Omit the pictures and print exactly the lines of the listing below, starting at the first and ending at the line containing "const band = (xRange[1]".

## START Supplied material

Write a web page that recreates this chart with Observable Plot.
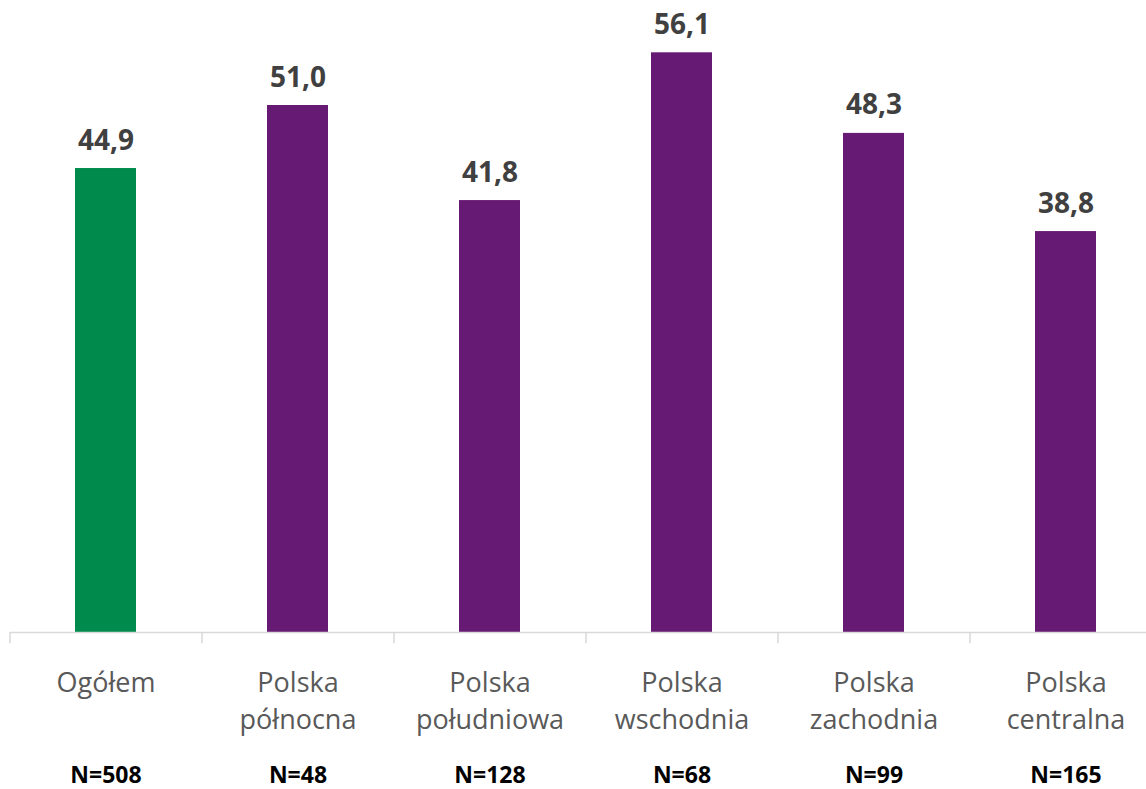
<!DOCTYPE html>
<html>
<head>
<meta charset="utf-8">
<script src="https://cdn.jsdelivr.net/npm/d3@7"></script>
<script src="https://cdn.jsdelivr.net/npm/@observablehq/plot@0.6"></script>
<style>
  html, body { margin: 0; padding: 0; background: #fff; overflow: hidden; }
</style>
</head>
<body>
<div id="chart"></div>
<script>
const categories = ["Ogółem", "Polska\npółnocna", "Polska\npołudniowa", "Polska\nwschodnia", "Polska\nzachodnia", "Polska\ncentralna"];
const values = [44.9, 51.0, 41.8, 56.1, 48.3, 38.8];
const sampleSizes = ["N=508", "N=48", "N=128", "N=68", "N=99", "N=165"];
const barColors = ["#008A4B", "#671A73", "#671A73", "#671A73", "#671A73", "#671A73"];

const data = categories.map((c, i) => ({cat: c, value: values[i], n: sampleSizes[i], color: barColors[i]}));
const nByCat = new Map(data.map(d => [d.cat, d.n]));

const W = 1146, H = 789;
const xRange = [10, 1162];
const band = (xRange[1] - xRange[0]) / categories.length;

const chart = Plot.plot({
  width: W,
  height: H,
  marginTop: 12,
  marginBottom: 157,
  marginLeft: 10,
  marginRight: 0,
  style: {fontFamily: "'Open Sans', sans-serif", background: "#fff"},
  x: {domain: categories, range: xRange, paddingInner: 0.68, paddingOuter: 0.34, align: 0.5, axis: null, label: null},
  y: {domain: [0, 60], axis: null},
  marks: [
    Plot.barY(data, {x: "cat", y: "value", fill: "color"}),
    Plot.ruleY([0], {stroke: "#d9d9d9", strokeWidth: 1.5}),
    Plot.ruleX(categories, {x: d => d, y1: 0, y2: -1.08, dx: -band / 2, stroke: "#d9d9d9", strokeWidth: 1.5}),
    Plot.text(data, {
      x: "cat", y: "value", text: d => d.value.toFixed(1).replace(".", ","),
      lineAnchor: "bottom", dy: -19, fontSize: 28, fontWeight: "bold", fill: "#404040"
    }),
    Plot.axisX({
      label: null, tickSize: 0, tickPadding: 33, fontSize: 27, fill: "#595959", lineHeight: 1.38
    }),
    Plot.axisX({
      label: null, tickSize: 0, tickPadding: 134, fontSize: 23, fontWeight: "bold", fill: "#000",
      tickFormat: d => nByCat.get(d)
    })
  ]
});
document.getElementById("chart").appendChild(chart);
</script>
</body>
</html>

## END Supplied material

- Answer in full -
Write a web page that recreates this chart with Observable Plot.
<!DOCTYPE html>
<html>
<head>
<meta charset="utf-8">
<script src="https://cdn.jsdelivr.net/npm/d3@7"></script>
<script src="https://cdn.jsdelivr.net/npm/@observablehq/plot@0.6"></script>
<style>
  html, body { margin: 0; padding: 0; background: #fff; overflow: hidden; }
</style>
</head>
<body>
<div id="chart"></div>
<script>
const categories = ["Ogółem", "Polska\npółnocna", "Polska\npołudniowa", "Polska\nwschodnia", "Polska\nzachodnia", "Polska\ncentralna"];
const values = [44.9, 51.0, 41.8, 56.1, 48.3, 38.8];
const sampleSizes = ["N=508", "N=48", "N=128", "N=68", "N=99", "N=165"];
const barColors = ["#008A4B", "#671A73", "#671A73", "#671A73", "#671A73", "#671A73"];

const data = categories.map((c, i) => ({cat: c, value: values[i], n: sampleSizes[i], color: barColors[i]}));
const nByCat = new Map(data.map(d => [d.cat, d.n]));

const W = 1146, H = 789;
const xRange = [10, 1162];
const band = (xRange[1] - xRange[0]) / categories.length;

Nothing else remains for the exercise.